The movie he’s creating is called “Burning Cane”.

“There’s very few other mediums that have the immersive quality of a film,”  that’s what Phillip Youmans says about his love for making movie magic.

Phillip Youmans has been a busy director.

And he’s been busy with his other full time assignment. That has been going to high school.

In fact, he just graduated from NOCCA, New Orleans Center for Creative Arts, the high school for kids who like to direct and act and dance and even cook.

That’s the kind of school NOCCA is.

A few miles from NOCCA, on a New Orleans playground, Phillip Youmans is directing his latest feature film.

When WGNO News with a Twist features guy Wild Bill Wood says, “cut” and asks Phillip why he wants to be a director, Wild Bill gets the answer.

Phillip Youmans says, “I’m a director because i am a storyteller and I just like being in creative control of my work.”

Before the creative kid graduated from NOCCA, as a senior, he studied all that other school stuff in the library.  His homework was editing his first full-length feature film.

Phillip sank his life savings into “Burning Cane”.  It’s a two-hour movie he shot in just 16 days.

“The Glory” is the story of a man on the run from the law.  When the man goes to church, the preacher is Wendell Pierce.

You’ve heard his name.  Wendell Pierce is an actor with a resume that includes films like “Selma” and “Ray” and from HBO, “The Wire” and ” Treme”.

Wild Bill wonders, “did you tell Wendell Pierce how to act?”

Phillip says, “it’s different not quite as black and white I’d say because most of the directing came in the script phase because Wendell really brought that character to life and he really made all the right choices.

It was the show business acting bug that first bit Phillip.
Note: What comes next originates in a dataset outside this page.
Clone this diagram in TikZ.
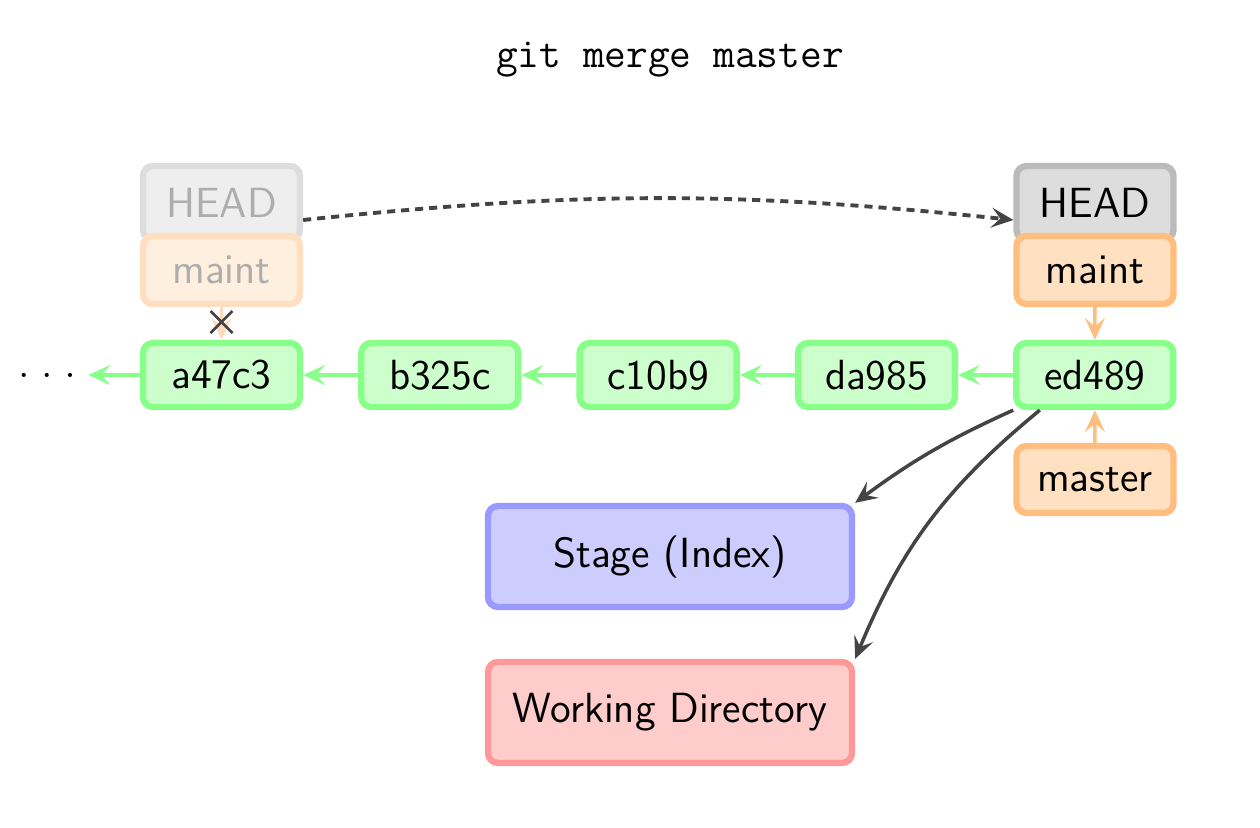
\documentclass[tikz,border=0pt]{standalone}
\usetikzlibrary{positioning,arrows.meta}

\definecolor{commitline}{RGB}{136,255,136}
\definecolor{commitfill}{RGB}{204,255,204}
\definecolor{branchline}{RGB}{255,190,128}
\definecolor{branchfill}{RGB}{255,224,192}
\definecolor{headline}{RGB}{187,187,187}
\definecolor{headfill}{RGB}{221,221,221}
\definecolor{stageline}{RGB}{153,153,255}
\definecolor{stagefill}{RGB}{204,204,255}
\definecolor{wdline}{RGB}{255,153,153}
\definecolor{wdfill}{RGB}{255,204,204}
\definecolor{arrowgray}{RGB}{68,68,68}

\tikzset{
    box/.style={rounded corners=0.1cm, line width=1.8pt, align=center,
        font=\fontsize{12}{14}\selectfont\sffamily},
    commit/.style={box, draw=commitline, fill=commitfill, minimum width=1.57cm, minimum height=0.64cm},
    branch/.style={box, draw=branchline, fill=branchfill, minimum width=1.57cm, minimum height=0.68cm},
    headbox/.style={box, draw=headline, fill=headfill, minimum width=1.57cm, minimum height=0.74cm},
    area/.style={box, minimum width=3.64cm, minimum height=1.01cm},
    tip/.style={-{Stealth[length=2.2mm, width=2mm, inset=0.9mm]}},
    parent/.style={tip, commitline, line width=1pt},
    pointer/.style={tip, branchline, line width=1pt},
    update/.style={tip, arrowgray, line width=1pt},
}

\begin{document}
\begin{tikzpicture}[]
    \useasboundingbox (0,0) rectangle (12.6,-8.28);

    \node [font=\fontsize{12}{14}\selectfont\ttfamily] (title) at (6.70,-0.60) {git merge master};

    \node [commit] (a) at (2.215,-3.75) {a47c3};
    \node [commit, right=0.55cm of a] (b) {b325c};
    \node [commit, right=0.55cm of b] (c) {c10b9};
    \node [commit, right=0.55cm of c] (d) {da985};
    \node [commit, right=0.55cm of d] (e) {ed489};
    \node [font=\fontsize{12}{14}\selectfont] (dots) at (0.47,-3.75) {$.\;.\;.$};

    \node [headbox, draw=headline!50, fill=headfill!50, text=black!32] (oldhead) at (2.215,-2.03) {HEAD};
    \node [branch, draw=branchline!50, fill=branchfill!50, text=black!32] (oldmaint) at (2.215,-2.70) {maint};

    \node [headbox] (head) at (10.95,-2.03) {HEAD};
    \node [branch] (maint) at (10.95,-2.70) {maint};
    \node [branch, minimum height=0.67cm] (master) at (10.95,-4.795) {master};

    \node [area, draw=stageline, fill=stagefill] (stage) at (6.70,-5.565) {Stage (Index)};
    \node [area, draw=wdline, fill=wdfill] (wd) at (6.70,-7.125) {Working Directory};

    \draw [parent] (a) -- (dots);
    \draw [parent] (b) -- (a);
    \draw [parent] (c) -- (b);
    \draw [parent] (d) -- (c);
    \draw [parent] (e) -- (d);

    \draw [pointer] (maint) -- (e);
    \draw [pointer] (master) -- (e);
    \draw [pointer, branchline!55] (oldmaint) -- (a);
    %\node at (2.215,-3.22) {};
    \draw [arrowgray, line width=0.8pt] (2.215,-3.22) +(-0.11,-0.11) -- +(0.11,0.11)
        +(-0.11,0.11) -- +(0.11,-0.11);

    \draw [update, line width=1.1pt, dash pattern=on 2.3pt off 1.7pt] ([yshift=-0.17cm]oldhead.east) to [bend left=6] ([yshift=-0.17cm]head.west);
    \draw [update] (e.south west) to [bend right=6] (stage.north east);
    \draw [update] ([xshift=-0.55cm]e.south) to [bend right=14] (wd.north east);
\end{tikzpicture}
\end{document}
But he eventually made the choice to be behind the camera.

Wild Bill asks, “don’t you want to be a movie star?”

Phillip Youmans says, “I don’t think that’s my route, I’d rather be writing roles for movie stars and directing them in my personal pieces.

Back on location in the park, with his friend as his sound man, Phillip knows it’s his name that seals the cinematic deal.

Wild Bill says, “let’s see, Alfred Hitchcock, Steven Spielberg, Martin Scorsese and?”

Phillip Youmans says, “and Phillip Youmans.”

Life is like a movie.

Everybody needs somebody to be the director.

Director Phillip Youmans makes movie history by being the youngest and the first African American to win at Tribeca Film Festival.

You can see his film at theaters across the country starting Friday, October 25.

And you’ll see it on Netflix starting November 6.